Remembering the FitzgeraldMarilynn Peterson first saw a broadcast about the sinking of the SS Edmund Fitzgerald on the nightly news.
Marilynn Peterson first saw a broadcast about the sinking of the SS Edmund Fitzgerald on the nightly news.
“We were watching TV…and I said, ‘oh my God, is that my dad’s boat?’ A few minutes later the phone rang. It was my aunt calling,” she recalled.
Her aunt told her that the Fitzgerald had sunk and her father, a crewmember, was missing. Peterson said that she and and her husband drove to the home of her mother in Silver Bay and stayed awake all night, waiting for news.
“I just kept thinking they were going to find survivors,” she said.
They never did. All 29 crewmembers on the Edmund Fitzgerald, including her father Nolan Church, died when the ship sank on Nov. 10, 1975.
Almost 40 years later, the legend of the Fitzgerald lives on. Gordon Lightfoot, a Canadian singer-songwriter, firmly established its place in the annals of music history with his ballad, “The Wreck of the Edmund Fitzgerald,” released just a year after the ship sank. Since then, many books, documentaries and even musicals have been produced about the wreck. An event commemorating the Fitzgerald and its casualties at Split Rock Lighthouse still draws a thousand or so visitors to the shores of Lake Superior each November.
“(The wreck) has all the earmarks of a Hollywood movie,” explained Thom Holden, director of Lake Superior Maritime Visitor’s Center in Canal Park which has an exhibit about the Fitzgerald. The story is steeped in mystery: the Coast Guard investigated the wreck but found no definitive answers to why the ship sank and “no one lived to tell the tale,” he added.

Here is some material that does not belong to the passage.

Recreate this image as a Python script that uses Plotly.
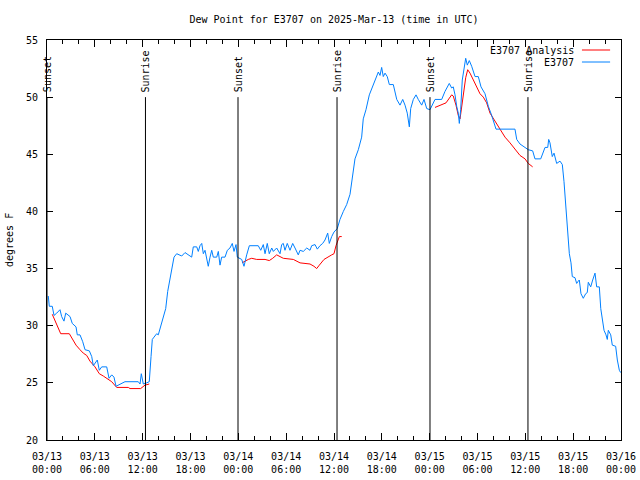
import pandas as pd
import plotly.graph_objects as go

START = pd.Timestamp("2025-03-13 00:00")

# Observed dew point (E3707): hours since 2025-03-13 00:00 UTC, degrees F
obs_hours = [0.16, 0.29, 0.66, 0.88, 1.22, 1.63, 1.84, 2.13, 2.35, 2.89, 3.17, 3.64, 3.80, 4.14, 4.48, 4.77,
             5.31, 5.61, 5.81, 6.31, 6.56, 6.86, 7.49, 7.78, 8.12, 8.40, 8.66, 9.16, 9.78, 11.45, 11.67, 11.83,
             11.95, 12.08, 12.51, 12.83, 13.05, 13.21, 13.42, 13.76, 13.96, 14.26, 14.59, 14.89, 15.14, 15.43,
             15.77, 15.93, 16.27, 16.90, 17.31, 18.15, 18.35, 18.78, 18.98, 19.19, 19.41, 19.61, 19.82, 20.03,
             20.23, 20.45, 20.66, 20.86, 21.29, 21.49, 21.70, 21.91, 22.33, 22.62, 22.95, 23.24, 23.46, 23.71,
             23.87, 24.42, 24.71, 25.05, 25.38, 26.50, 26.81, 27.13, 27.35, 27.63, 27.88, 28.19, 28.39, 28.81,
             29.01, 29.23, 29.44, 29.64, 29.85, 30.14, 30.48, 30.82, 31.11, 31.52, 31.74, 32.15, 32.58, 32.99,
             33.20, 33.62, 33.91, 34.24, 34.58, 34.87, 35.21, 35.41, 35.71, 36.00, 36.41, 36.75, 37.17, 37.59,
             38.01, 38.22, 38.63, 39.05, 39.47, 39.67, 40.01, 40.43, 40.85, 41.27, 41.56, 41.77, 41.98, 42.18,
             42.40, 42.68, 42.94, 43.44, 43.65, 43.87, 44.28, 44.62, 44.91, 45.19, 45.45, 45.62, 45.95, 46.29,
             46.57, 47.00, 47.29, 47.63, 48.04, 48.67, 49.51, 49.92, 50.46, 50.76, 50.96, 51.18, 51.39, 51.59,
             51.72, 51.89, 52.09, 52.31, 52.52, 52.72, 52.97, 53.27, 53.69, 54.10, 54.44, 54.94, 55.36, 55.78,
             55.99, 56.32, 58.70, 58.92, 59.33, 59.75, 60.37, 60.92, 61.21, 61.93, 62.25, 62.47, 62.81, 62.93,
             63.09, 63.38, 63.60, 63.72, 63.93, 64.35, 64.64, 64.85, 65.06, 65.19, 65.39, 65.52, 65.73, 65.89,
             66.23, 66.44, 66.64, 66.77, 66.98, 67.27, 67.57, 67.77, 67.90, 68.20, 68.45, 68.74, 68.95, 69.28,
             69.46, 69.71, 69.87, 70.12, 70.28, 70.41, 70.71, 70.91, 71.33, 71.54, 71.79, 71.96]
obs_values = [32.6, 31.7, 31.7, 30.9, 31.1, 31.4, 30.8, 30.4, 31.1, 30.8, 30.2, 29.9, 29.2, 29.2, 28.6, 27.9,
              27.8, 27.3, 26.5, 27.0, 26.1, 26.4, 26.4, 25.4, 25.7, 25.5, 24.7, 24.9, 25.1, 25.1, 24.9, 25.8,
              25.3, 24.9, 25.0, 25.1, 27.3, 28.8, 29.0, 29.3, 29.2, 29.9, 30.8, 31.5, 33.0, 34.0,
              35.5, 36.0, 36.3, 36.1, 36.4, 36.0, 36.9, 36.9, 36.5, 37.0, 37.2, 36.3, 36.6, 35.9,
              35.2, 36.0, 36.6, 36.0, 36.0, 36.5, 35.3, 36.0, 36.0, 36.6, 36.8, 37.2, 36.5, 37.1,
              36.0, 35.8, 35.2, 36.2, 37.0, 37.0, 36.6, 37.1, 36.3, 37.2, 36.3, 36.8, 36.5, 36.8,
              36.5, 36.3, 37.1, 37.2, 36.6, 37.2, 36.6, 37.2, 36.8, 36.2, 36.6, 36.5, 36.8, 36.6,
              37.0, 37.1, 36.7, 37.0, 37.2, 37.5, 38.1, 37.2, 37.8, 38.2, 38.5, 39.3, 40.0, 40.6,
              41.5, 42.7, 44.6, 45.4, 46.5, 48.1, 48.9, 50.2, 50.9, 51.6, 52.2, 51.9, 52.6, 51.8,
              52.1, 51.8, 51.1, 51.1, 50.3, 49.8, 49.3, 49.8, 49.3, 48.6, 47.4, 49.0, 49.8, 50.2,
              49.8, 49.3, 49.8, 49.0, 48.9, 49.8, 49.8, 50.5, 51.2, 50.8, 50.9, 50.2, 49.2, 48.6,
              47.7, 48.9, 51.5, 52.7, 53.4, 52.8, 53.2, 52.7, 51.8, 51.8, 50.9, 50.3, 49.2, 48.4,
              48.0, 47.2, 47.2, 46.3, 45.9, 45.7, 45.4, 45.3, 44.6, 44.6, 45.2, 45.6, 45.6, 46.3,
              46.0, 44.8, 45.1, 44.8, 44.2, 44.4, 44.1, 42.6, 40.7, 39.3, 37.8, 36.3, 35.5, 34.3,
              34.2, 33.7, 33.9, 34.0, 32.8, 32.4, 32.8, 32.9, 33.8, 33.4, 34.0, 34.6, 33.4, 33.4,
              31.5, 30.3, 29.6, 29.2, 28.8, 29.6, 29.2, 28.3, 28.2, 27.0, 26.1, 25.9]

# Analysis (E3707 Analysis): None marks gaps between analysis periods
ana_hours = [0.66, 1.00, 1.42, 1.72, 2.80, 3.10, 3.64, 4.14, 4.55, 4.98, 5.39, 6.02, 6.56, 7.06, 7.69, 8.12,
             8.74, 10.20, 10.41, 11.75, 12.29, 12.83, 18.0,
             24.46, 24.71, 25.25, 25.68, 26.30, 27.35, 27.88, 28.31, 28.81, 29.64, 30.90, 31.74, 32.99, 33.49,
             33.83, 34.16, 34.75, 35.71, 36.00, 36.25, 36.46, 36.67, 36.97, 42.0,
             48.67, 49.08, 49.71, 50.05, 50.76, 50.96, 51.30, 51.59, 51.81, 52.02, 52.22, 52.52, 52.77, 53.06,
             53.48, 53.90, 54.31, 54.73, 55.15, 55.57, 56.20, 56.82, 57.45, 58.08, 58.70, 59.33, 59.96, 60.37,
             60.92]
ana_values = [31.0, 30.5, 29.8, 29.3, 29.3, 28.9, 28.3, 27.9, 27.6, 27.4, 26.9, 26.4, 25.8, 25.6, 25.3, 25.1,
              24.6, 24.6, 24.5, 24.5, 24.8, 24.9, None,
              35.5, 35.6, 35.8, 35.9, 35.8, 35.8, 35.7, 35.9, 36.2, 35.9, 35.8, 35.5, 35.4, 35.2,
              35.0, 35.3, 35.8, 36.2, 36.3, 37.0, 37.4, 37.8, 37.8, None,
              49.1, 49.2, 49.4, 49.5, 50.2, 50.1, 49.3, 48.4, 48.1, 49.2, 50.6, 51.7, 52.4, 52.1,
              51.5, 50.9, 50.3, 50.0, 49.5, 48.6, 47.9, 47.1, 46.5, 46.0, 45.4, 44.9, 44.6, 44.2,
              43.9]

# Sun events (hours since start) and labels
sun_hours = [0.0, 12.35, 23.96, 36.38, 48.04, 60.33]
sun_labels = ["Sunset", "Sunrise", "Sunset", "Sunrise", "Sunset", "Sunrise"]
sun_line_top = 50
y_min, y_max = 20, 55

FONT = "DejaVu Sans Mono"
RED = "#ff0000"
BLUE = "#0080ff"


def to_time(hours):
    return [START + pd.Timedelta(hours=h) for h in hours]


fig = go.Figure()
fig.add_trace(go.Scatter(x=to_time(ana_hours), y=ana_values, mode="lines",
                         line=dict(color=RED, width=1), name="E3707 Analysis",
                         connectgaps=False, showlegend=False))
fig.add_trace(go.Scatter(x=to_time(obs_hours), y=obs_values, mode="lines",
                         line=dict(color=BLUE, width=1), name="E3707", showlegend=False))

for h, lab in zip(sun_hours, sun_labels):
    t = START + pd.Timedelta(hours=h)
    fig.add_shape(type="line", xref="x", yref="y", x0=t, x1=t, y0=y_min, y1=sun_line_top,
                  line=dict(color="black", width=1))
    fig.add_annotation(x=t, y=sun_line_top, xref="x", yref="y", text=lab, textangle=-90,
                       showarrow=False, xanchor="center", yanchor="bottom", yshift=3,
                       font=dict(family=FONT, size=10, color="black"))

# manual gnuplot-style legend (text left, sample right)
legend_rows = [("E3707 Analysis", RED, 0.975), ("E3707", BLUE, 0.945)]
for text, col, yp in legend_rows:
    fig.add_annotation(x=0.921, y=yp, xref="paper", yref="paper", text=text, showarrow=False,
                       xanchor="right", yanchor="middle", font=dict(family=FONT, size=10, color="black"))
    fig.add_shape(type="line", xref="paper", yref="paper", x0=0.932, x1=0.981, y0=yp, y1=yp,
                  line=dict(color=col, width=1))

# y-axis title
fig.add_annotation(x=0, y=0.5, xref="paper", yref="paper", text="degrees F", textangle=-90,
                   showarrow=False, xanchor="center", yanchor="middle", xshift=-38,
                   font=dict(family=FONT, size=10, color="black"))

fig.update_layout(
    width=640, height=480,
    margin=dict(l=47, r=19, t=40, b=40, autoexpand=False),
    paper_bgcolor="white", plot_bgcolor="white",
    font=dict(family=FONT, size=10, color="black"),
    title=dict(text="Dew Point for E3707 on 2025-Mar-13 (time in UTC)", x=0.5, xref="paper",
               xanchor="center", y=1 - 19 / 480, yref="container", yanchor="middle",
               font=dict(family=FONT, size=10, color="black")),
    showlegend=False,
)
fig.update_xaxes(type="date", automargin=False,
                 range=[START, START + pd.Timedelta(hours=72)],
                 dtick=6 * 3600 * 1000, tick0=START, tickformat="%m/%d<br>%H:%M",
                 ticks="inside", ticklen=7, tickcolor="black", tickwidth=1,
                 minor=dict(dtick=2 * 3600 * 1000, ticks="inside", ticklen=4, tickcolor="black"),
                 showline=True, linecolor="black", linewidth=1, mirror="ticks",
                 showgrid=False, zeroline=False, ticklabelstandoff=7,
                 tickfont=dict(family=FONT, size=10, color="black"))
fig.update_yaxes(range=[y_min, y_max], dtick=5, tick0=20, automargin=False,
                 ticks="inside", ticklen=6, tickcolor="black", tickwidth=1,
                 showline=True, linecolor="black", linewidth=1, mirror="ticks",
                 showgrid=False, zeroline=False, ticklabelstandoff=6,
                 tickfont=dict(family=FONT, size=10, color="black"))

fig.write_html("out.html", config={"displayModeBar": False},
               post_script="document.body.style.margin='0';document.body.style.overflow='hidden';")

The ship departed from Superior, Wis. with a full load of taconite ore pellets. It was headed to Detroit when it got caught in a November storm with 30-foot waves and hurricane-force winds. It began taking on water and sank in the Canadian waters of Lake Superior without sending distress signals.
“The Coast Guard said it sank because it lost buoyancy…how it got to that point is the question,” Holden said.
Many questions remain unanswered, but the tragedy led to stricter Great Lakes shipping regulations. To date, it remains the largest freighter to have sunk in Lake Superior.
Peterson’s father worked at Reserve Mining Co. in Silver Bay before taking his job as a porter on the Fitzgerald.
“He’d see those boats come in, and he really thought it’d be fun,” she said. Her mother worried that it was a dangerous job, but Church assured her that the ship was too big to be unsafe in the water. He was 55 when the Fitzgerald sank.
Lee Radzak, the site manager at Split Rock Lighthouse, was driving from Two Harbors to Silver Bay in November 1985 when he came up with the idea to light the beacon at Split Rock in remembrance of the Fitzgerald’s sinking. Local folks noticed the flashing beacon of the decommissioned lighthouse and word quickly spread. The solemn lighting has become an annual event that includes the ringing of a bell—once for each of the 29 victims of the tragedy.
“It resonates with people…the danger of the lake. It’s always unpredictable,” Radzak said.
He expects at least 1,000 visitors at Saturday’s event. The lighthouse and visitor’s center will be open noon to 6 p.m. except for a ceremony of remembrance at 4:30 p.m. when the names of the Fitzgerald’s 29 lost crewmembers will be read to the tolling of a ships bell. Then, the lighthouses’ beacon will be lit and visitors may tour the tower. A film about the wreck will be shown continuously throughout the afternoon.
While Peterson will be out of town this weekend, she’s attended the event before. She always thinks of her dad around Nov. 10, whether she visits Split Rock or not.
“Every year at this time, you get that spooky feeling,” she said.
The last time Peterson saw her dad, he had just returned to port and the family met him in Superior. He was wearing a huge cowboy hat “just to embarrass us,” she said with a laugh. They went out for a nice dinner together and he presented each of them with a small gift.
“He bought me a sweater, and for the longest time I could not get rid of it,” she said.